Furthermore, the GLS-Montgomery-LD-halve-and-add is crucial for implementing the multi-core versions of the Montgomery ladder. When compared with our one-core double-and-add implementation, Table 3 reports a speedup of \(1.36\) and \(2.03\) in our two- and four-core Montgomery ladder versions, respectively. Here, besides the overhead costs commented in Sect. 3, we can clearly perceive the usual multicore management penalty. Finally, we observe that our GLS-Montgomery-LD-double-and-add surpasses by 48 %, 40 % and 2 % the Montgomery ladder implementations of [4] (Random), [4] (Koblitz) and [1], respectively.

As for our Koblitz implementations, the fast \(\tau \) endomorphism allows us to have a regular-recoding implementation that outperforms a standard Montgomery ladder for Koblitz curves by 18 %. In addition, our fastest Koblitz code surpasses by 16 % the recent implementation reported in [4]Footnote 5. Finally, note that, in spite of the fact that the \(\tau \) endomorphism is 26 % faster than the Montgomery-LD point doubling, the superior efficiency of the GLS quadratic field arithmetic produces faster results for the GLS Montgomery ladder algorithms.

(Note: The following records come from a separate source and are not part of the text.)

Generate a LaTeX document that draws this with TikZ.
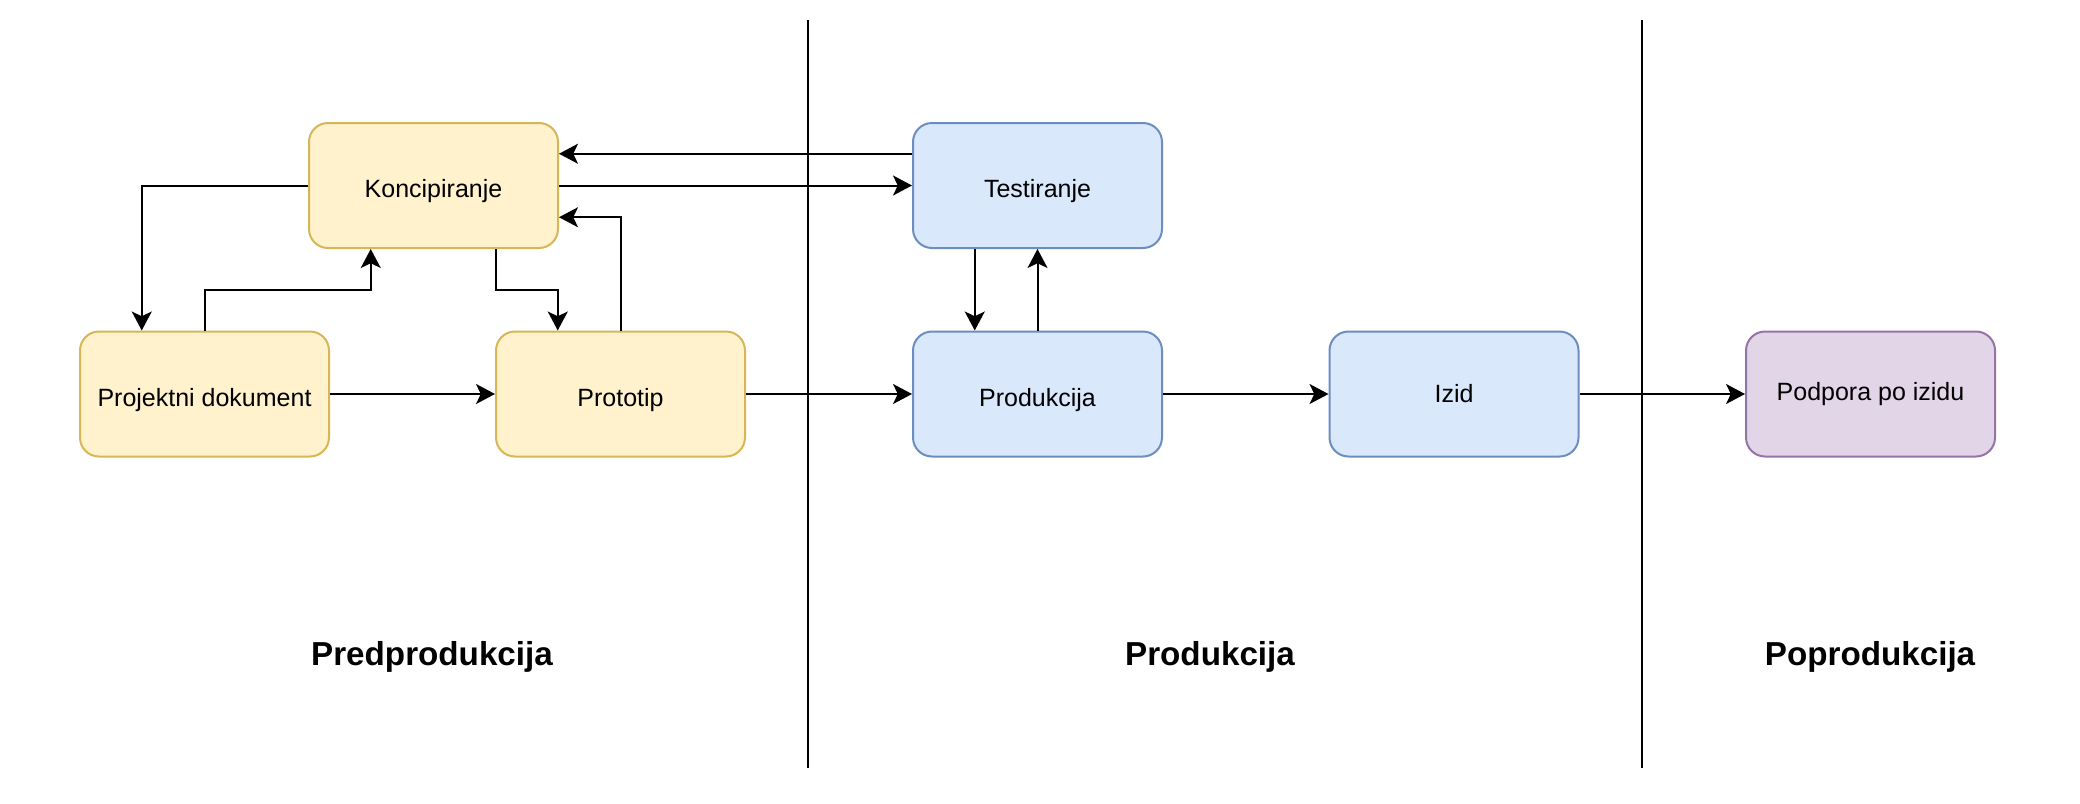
\documentclass[tikz,border=0pt]{standalone}
\usepackage{fontspec}
\setmainfont{Liberation Sans}
\usetikzlibrary{arrows.meta,calc}
\definecolor{yfill}{HTML}{FFF2CC}\definecolor{ydraw}{HTML}{D6B656}
\definecolor{bfill}{HTML}{DAE8FC}\definecolor{bdraw}{HTML}{6C8EBF}
\definecolor{pfill}{HTML}{E1D5E7}\definecolor{pdraw}{HTML}{9673A6}
\tikzset{
  box/.style={rounded corners=9.5pt, line width=1pt, minimum width=124.5pt, minimum height=62.5pt, inner sep=0pt, font=\fontsize{12.5}{15}\selectfont, align=center},
  low/.style={text height=12pt, text depth=0pt},
  ybox/.style={box, fill=yfill, draw=ydraw},
  bbox/.style={box, fill=bfill, draw=bdraw},
  pbox/.style={box, fill=pfill, draw=pdraw},
  arr/.style={line width=1pt, -{Stealth[length=9.5pt, width=10pt, inset=2.4pt]}},
  phase/.style={font=\fontsize{16.6}{20}\selectfont\bfseries},
  divider/.style={line width=1pt}
}
\begin{document}
\begin{tikzpicture}[x=0.5pt, y=-0.5pt]
\useasboundingbox (0,0) rectangle (2080,803);
\fill[white] (0,0) rectangle (2080,803);
\draw[divider] (808,20) -- (808,768);
\draw[divider] (1642,20) -- (1642,768);
\node[ybox, low] (K) at (433.5,185.5) {Koncipiranje};
\node[ybox, low] (PD) at (204.5,394) {Projektni dokument};
\node[ybox, low] (P) at (620.5,394) {Prototip};
\node[bbox, low] (T) at (1037.5,185.5) {Testiranje};
\node[bbox, low] (PR) at (1037.5,394) {Produkcija};
\node[bbox] (I) at (1454,394) {Izid};
\node[pbox] (PO) at (1870.5,394) {Podpora po izidu};
\node[phase] (L1) at (432,657) {Predprodukcija};
\node[phase] (L2) at (1210,657) {Produkcija};
\node[phase] (L3) at (1870,657) {Poprodukcija};
% connectors
\draw[arr] ($(T.north west)!0.25!(T.south west)$) -- ($(K.north east)!0.25!(K.south east)$);
\draw[arr] (K.east) -- (T.west);
\draw[arr] (K.west) -| ($(PD.north west)!0.25!(PD.north east)$);
\draw[arr] (PD.north) |- ($(PD.north)!0.5!(K.south)$) -| ($(K.south west)!0.25!(K.south east)$);
\draw[arr] ($(K.south west)!0.75!(K.south east)$) |- ($(P.north)!0.5!(K.south)$) -| ($(P.north west)!0.25!(P.north east)$);
\draw[arr] (P.north) |- ($(K.north east)!0.75!(K.south east)$);
\draw[arr] (PD.east) -- (P.west);
\draw[arr] (P.east) -- (PR.west);
\draw[arr] ($(T.south west)!0.25!(T.south east)$) -- ($(PR.north west)!0.25!(PR.north east)$);
\draw[arr] (PR.north) -- (T.south);
\draw[arr] (PR.east) -- (I.west);
\draw[arr] (I.east) -- (PO.west);
\end{tikzpicture}
\end{document}
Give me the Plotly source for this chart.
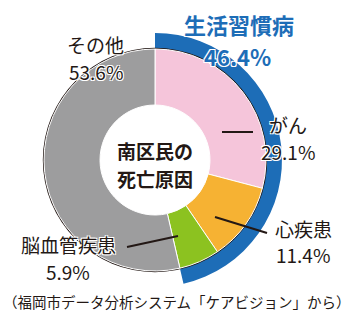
import plotly.graph_objects as go

W, H = 355, 318

# Data
categories = ["がん", "心疾患", "脳血管疾患", "その他"]
values = [29.1, 11.4, 5.9, 53.6]
colors = ["#F5C5DA", "#F6B233", "#8CC220", "#9D9D9E"]
group_label = "生活習慣病"
group_value = 46.4
center_lines = ["南区民の", "死亡原因"]
source_text = "（福岡市データ分析システム「ケアビジョン」から）"

FONT = "Noto Sans CJK JP"
DARK = "#231815"
BLUE = "#1D6DB7"

def dom(cx, cy, r):
    return dict(x=[(cx - r) / W, (cx + r) / W], y=[(H - cy - r) / H, (H - cy + r) / H])

def px(x, y):
    return x / W, (H - y) / H

cx, cy = 155, 160
R_in, R_out, R_hole = 111, 127, 55

fig = go.Figure()

# Outer lifestyle-disease ring
fig.add_trace(go.Pie(
    values=[group_value, 100 - group_value],
    marker=dict(colors=[BLUE, "rgba(0,0,0,0)"], line=dict(width=0)),
    hole=(R_in - 1) / R_out, sort=False, direction="clockwise", rotation=0,
    textinfo="none", hoverinfo="skip", showlegend=False,
    domain=dom(cx, cy, R_out),
))
# thin dark outline
fig.add_trace(go.Pie(
    values=[1],
    marker=dict(colors=[DARK], line=dict(width=0)),
    hole=0.9, sort=False, textinfo="none", hoverinfo="skip", showlegend=False,
    domain=dom(cx, cy, R_in + 1.2),
))
# Main donut
fig.add_trace(go.Pie(
    labels=categories, values=values,
    marker=dict(colors=colors, line=dict(color="white", width=1)),
    hole=R_hole / R_in, sort=False, direction="clockwise", rotation=0,
    textinfo="none", showlegend=False,
    domain=dom(cx, cy, R_in),
))

halo = "1px 1px 0 white, -1px -1px 0 white, 1px -1px 0 white, -1px 1px 0 white"

def ann(x, y, text, size, color=DARK, bold=False, shadow=halo):
    ax, ay = px(x, y)
    fig.add_annotation(
        x=ax, y=ay, xref="paper", yref="paper", text=text, showarrow=False,
        xanchor="center", yanchor="middle", align="center",
        font=dict(family=FONT, size=size, color=color,
                  weight="bold" if bold else "normal", shadow=shadow),
    )

def pair(x, y1, y2, name, val, size=19):
    ann(x, y1, name, size)
    ann(x, y2, f"{val}%", size)

ann(239, 24, group_label, 22, BLUE, True)
ann(237, 56, f"{group_value}%", 22, BLUE, True)
pair(96, 45, 72, categories[3], values[3])
pair(288, 124, 151, categories[0], values[0])
pair(303, 228, 255, categories[1], values[1])
pair(68, 244, 271, categories[2], values[2])
ann(cx, 150, center_lines[0], 19, DARK, True, "none")
ann(cx, 178, center_lines[1], 19, DARK, True, "none")
ann(177, 301, source_text, 14.5, DARK, False, "none")

def line(x0, y0, x1, y1):
    a0, b0 = px(x0, y0)
    a1, b1 = px(x1, y1)
    fig.add_shape(type="line", xref="paper", yref="paper", x0=a0, y0=b0, x1=a1, y1=b1,
                  line=dict(color=DARK, width=2))

line(222, 132, 253, 132)
line(215, 217, 267, 233)
line(127, 247, 178, 236)

fig.update_layout(
    width=W, height=H, margin=dict(l=0, r=0, t=0, b=0),
    paper_bgcolor="white", plot_bgcolor="white",
)
fig.write_html("out.html")
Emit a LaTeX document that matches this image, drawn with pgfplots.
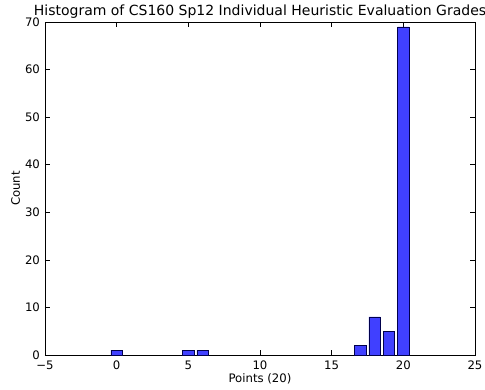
\documentclass[border=0pt]{standalone}
\usepackage{fontspec}
\setmainfont{DejaVu Sans}
\usepackage{pgfplots}
\pgfplotsset{compat=1.18}
\definecolor{barblue}{HTML}{4040FF}
\begin{document}
\fontsize{11.7}{13}\selectfont
\begin{tikzpicture}
\begin{axis}[
  at={(0,0)}, anchor=south west,
  scale only axis,
  width=430pt, height=333pt,
  xmin=-5, xmax=25, ymin=0, ymax=70,
  xtick={-5,0,5,10,15,20,25},
  xticklabels={−5,0,5,10,15,20,25},
  ytick={0,10,20,30,40,50,60,70},
  tick align=inside,
  xtick pos=both, ytick pos=both,
  major tick length=5pt,
  minor tick num=0,
  /pgf/number format/assume math mode=true,
  axis line style={black, line width=0.8pt},
  tick style={black, line width=0.6pt},
  title={Histogram of CS160 Sp12 Individual Heuristic Evaluation Grades},
  title style={font=\fontsize{14}{16}\selectfont, yshift=-7pt},
  xlabel={Points (20)}, ylabel={Count},
  xlabel style={yshift=4pt},
  ylabel style={yshift=-3pt},
  tick label style={font=\fontsize{11.7}{13}\selectfont},
  xticklabel style={yshift=-1.5pt},
  yticklabel style={xshift=-1pt},
  label style={font=\fontsize{11.7}{13}\selectfont},
]
\addplot[fill=barblue, draw=black!70!blue, line width=0.5pt, ybar, bar width=0.8, bar shift=0pt]
  coordinates {(0,1) (5,1) (6,1) (17,2) (18,8) (19,5) (20,69)};
\end{axis}
\pgfresetboundingbox
\path (-45pt,-34pt) rectangle (440pt,355pt);
\end{tikzpicture}
\end{document}
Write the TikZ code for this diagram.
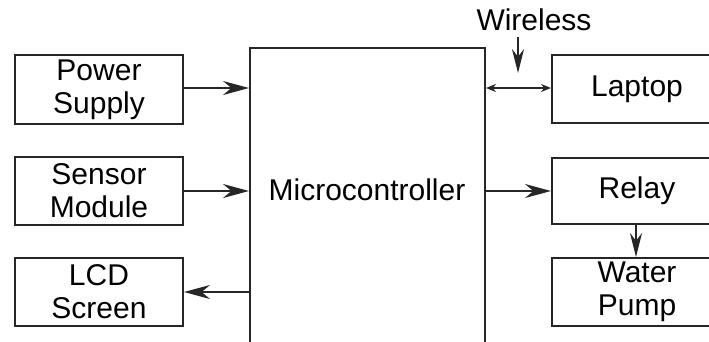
\documentclass[tikz,border=0pt]{standalone}
\usepackage{fontspec}
\setmainfont{Liberation Sans}
\usetikzlibrary{arrows.meta}
\begin{document}
\begin{tikzpicture}[x=1pt,y=-1pt,
  box/.style={draw=black!85, line width=2pt, anchor=north west, inner sep=0pt, align=center,
    font=\fontsize{30}{33}\selectfont},
  lbl/.style={font=\fontsize{30}{33}\selectfont, inner sep=0pt, align=center},
  conn/.style={line width=2pt, draw=black!85},
  arr/.style={conn, -{Stealth[length=26pt,width=14pt]}},
  arrv/.style={conn, -{Stealth[length=24pt,width=12pt]}},
  dbl/.style={conn, {Stealth[length=10pt,width=8pt]}-{Stealth[length=10pt,width=8pt]}}]
\useasboundingbox (0,0) rectangle (709,341);
\clip (0,0) rectangle (709,341);
% left boxes
\node[box, minimum width=168pt, minimum height=69pt] (ps) at (14,54) {Power\\Supply};
\node[box, minimum width=168pt, minimum height=68pt] (sm) at (14,156) {Sensor\\Module};
\node[box, minimum width=168pt, minimum height=68pt] (lcd) at (14,257) {LCD\\Screen};
% microcontroller
\node[box, minimum width=235pt, minimum height=360pt] (mc) at (249,47) {};
\node[lbl] (mct) at (367,190) {Microcontroller};
% right boxes
\node[box, minimum width=170pt, minimum height=68pt] (lap) at (551,54) {Laptop};
\node[box, minimum width=170pt, minimum height=66pt] (rel) at (551,157) {Relay};
\node[box, minimum width=170pt, minimum height=68pt] (wp) at (551,257) {Water\\Pump};
% wireless
\node[lbl] (wl) at (534,20) {Wireless};
\coordinate (wtop) at (518,37);
\coordinate (wbot) at (518,73);
% connectors
\draw[arr] (182,88) coordinate (psa) -- (psa -| mc.west);
\draw[arr] (sm.east) -- (sm.east -| mc.west);
\draw[arr] (lcd.east -| mc.west) -- (lcd.east);
\draw[arr] (mc.east |- rel.west) -- (rel.west);
\draw[dbl] (mc.east |- 0,88) -- (lap.west |- 0,88);
\draw[arrv] (wtop) -- (wbot);
\draw[arrv] (636,223) coordinate (ra) -- (ra |- wp.north);
\end{tikzpicture}
\end{document}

Table 3. Timings (in clock cycles) for 128-bit level scalar multiplication with timing-attack resistance in the Intel Ivy Bridge (I) and Haswell (H) architectures.
Full size table

6 Conclusion

We presented several algorithms that permit to compute a constant-time high-security point multiplication operation over two families of binary elliptic curves, namely, the GLS and the Koblitz curves. Although this work was completely focused on a high-end desk computation of the variable-base point multiplication, the possibility of applying Algorithm 3 to the fixed-base point multiplication setting is highly appealing since that procedure requires a comparatively small pre-computed table of roughly \(2n \cdot (n+1)\) bits for computing a point multiplication at the \(n\)-bit security level. The above combined with the Montgomery ladder unique feature of performing all the computations using only two point coordinates, should be attractive for deployments of public key cryptography on constrained computing environments.